→ Written problem
Reproduce, character for character, the lines below from the first through the one with "minimum width=210pt, below=\gap". Leave pictures out.

▬▬▬▬▬▬▬▬▬▬

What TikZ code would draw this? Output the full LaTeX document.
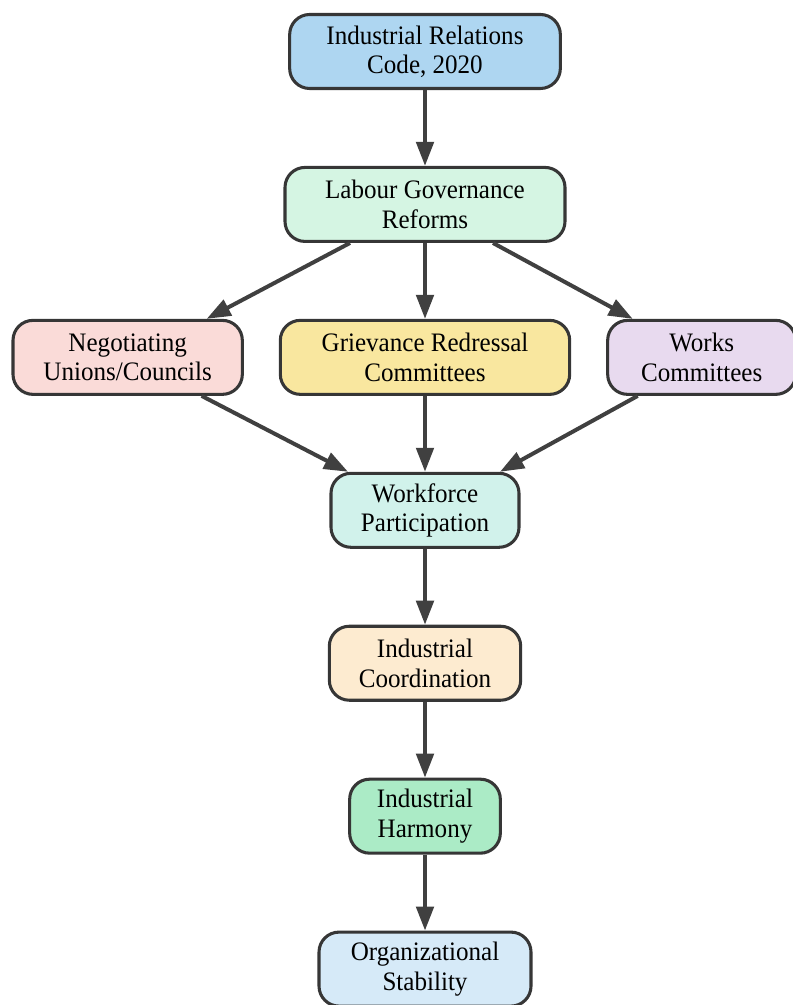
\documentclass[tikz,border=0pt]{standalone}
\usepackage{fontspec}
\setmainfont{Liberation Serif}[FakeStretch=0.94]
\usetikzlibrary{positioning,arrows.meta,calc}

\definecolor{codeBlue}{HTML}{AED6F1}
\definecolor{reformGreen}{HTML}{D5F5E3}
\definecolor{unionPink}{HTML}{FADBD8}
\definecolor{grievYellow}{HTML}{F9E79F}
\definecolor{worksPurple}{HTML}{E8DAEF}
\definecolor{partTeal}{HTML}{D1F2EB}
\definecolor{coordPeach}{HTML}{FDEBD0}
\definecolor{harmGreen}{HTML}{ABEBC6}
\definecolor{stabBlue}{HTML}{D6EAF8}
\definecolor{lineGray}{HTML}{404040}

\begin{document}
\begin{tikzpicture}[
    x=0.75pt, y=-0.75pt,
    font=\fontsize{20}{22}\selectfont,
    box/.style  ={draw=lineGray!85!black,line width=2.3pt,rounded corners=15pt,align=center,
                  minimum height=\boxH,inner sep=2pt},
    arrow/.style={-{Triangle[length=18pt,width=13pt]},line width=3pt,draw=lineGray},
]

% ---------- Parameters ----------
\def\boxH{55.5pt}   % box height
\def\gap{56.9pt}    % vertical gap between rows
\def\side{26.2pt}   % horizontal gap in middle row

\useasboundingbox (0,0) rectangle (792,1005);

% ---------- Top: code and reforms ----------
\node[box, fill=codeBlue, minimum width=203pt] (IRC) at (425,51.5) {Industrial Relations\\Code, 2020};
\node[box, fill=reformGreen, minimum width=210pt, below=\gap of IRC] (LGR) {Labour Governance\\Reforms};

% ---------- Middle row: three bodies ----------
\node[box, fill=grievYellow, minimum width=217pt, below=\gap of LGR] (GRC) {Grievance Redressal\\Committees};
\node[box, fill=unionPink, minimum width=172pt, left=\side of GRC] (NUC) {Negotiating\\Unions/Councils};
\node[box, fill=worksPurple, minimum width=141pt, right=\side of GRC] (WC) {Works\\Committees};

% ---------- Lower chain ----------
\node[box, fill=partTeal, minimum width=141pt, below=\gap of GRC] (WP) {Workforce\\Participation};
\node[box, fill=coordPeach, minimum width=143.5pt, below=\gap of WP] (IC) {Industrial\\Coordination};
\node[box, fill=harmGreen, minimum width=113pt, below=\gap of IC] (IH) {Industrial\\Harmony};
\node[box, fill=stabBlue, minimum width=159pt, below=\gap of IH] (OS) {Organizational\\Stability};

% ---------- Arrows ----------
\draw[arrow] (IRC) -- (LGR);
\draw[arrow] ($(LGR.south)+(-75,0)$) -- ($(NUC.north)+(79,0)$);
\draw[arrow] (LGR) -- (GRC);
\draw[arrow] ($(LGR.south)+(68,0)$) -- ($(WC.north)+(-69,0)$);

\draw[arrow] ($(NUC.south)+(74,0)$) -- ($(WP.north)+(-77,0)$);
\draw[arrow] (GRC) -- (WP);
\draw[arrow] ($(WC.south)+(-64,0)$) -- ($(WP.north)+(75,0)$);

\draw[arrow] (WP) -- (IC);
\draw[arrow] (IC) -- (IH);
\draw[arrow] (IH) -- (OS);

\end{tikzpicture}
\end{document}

▬▬▬▬▬▬▬▬▬▬

→ Response to this task
What TikZ code would draw this? Output the full LaTeX document.
\documentclass[tikz,border=0pt]{standalone}
\usepackage{fontspec}
\setmainfont{Liberation Serif}[FakeStretch=0.94]
\usetikzlibrary{positioning,arrows.meta,calc}

\definecolor{codeBlue}{HTML}{AED6F1}
\definecolor{reformGreen}{HTML}{D5F5E3}
\definecolor{unionPink}{HTML}{FADBD8}
\definecolor{grievYellow}{HTML}{F9E79F}
\definecolor{worksPurple}{HTML}{E8DAEF}
\definecolor{partTeal}{HTML}{D1F2EB}
\definecolor{coordPeach}{HTML}{FDEBD0}
\definecolor{harmGreen}{HTML}{ABEBC6}
\definecolor{stabBlue}{HTML}{D6EAF8}
\definecolor{lineGray}{HTML}{404040}

\begin{document}
\begin{tikzpicture}[
    x=0.75pt, y=-0.75pt,
    font=\fontsize{20}{22}\selectfont,
    box/.style  ={draw=lineGray!85!black,line width=2.3pt,rounded corners=15pt,align=center,
                  minimum height=\boxH,inner sep=2pt},
    arrow/.style={-{Triangle[length=18pt,width=13pt]},line width=3pt,draw=lineGray},
]

% ---------- Parameters ----------
\def\boxH{55.5pt}   % box height
\def\gap{56.9pt}    % vertical gap between rows
\def\side{26.2pt}   % horizontal gap in middle row

\useasboundingbox (0,0) rectangle (792,1005);

% ---------- Top: code and reforms ----------
\node[box, fill=codeBlue, minimum width=203pt] (IRC) at (425,51.5) {Industrial Relations\\Code, 2020};
\node[box, fill=reformGreen, minimum width=210pt, below=\gap of IRC] (LGR) {Labour Governance\\Reforms};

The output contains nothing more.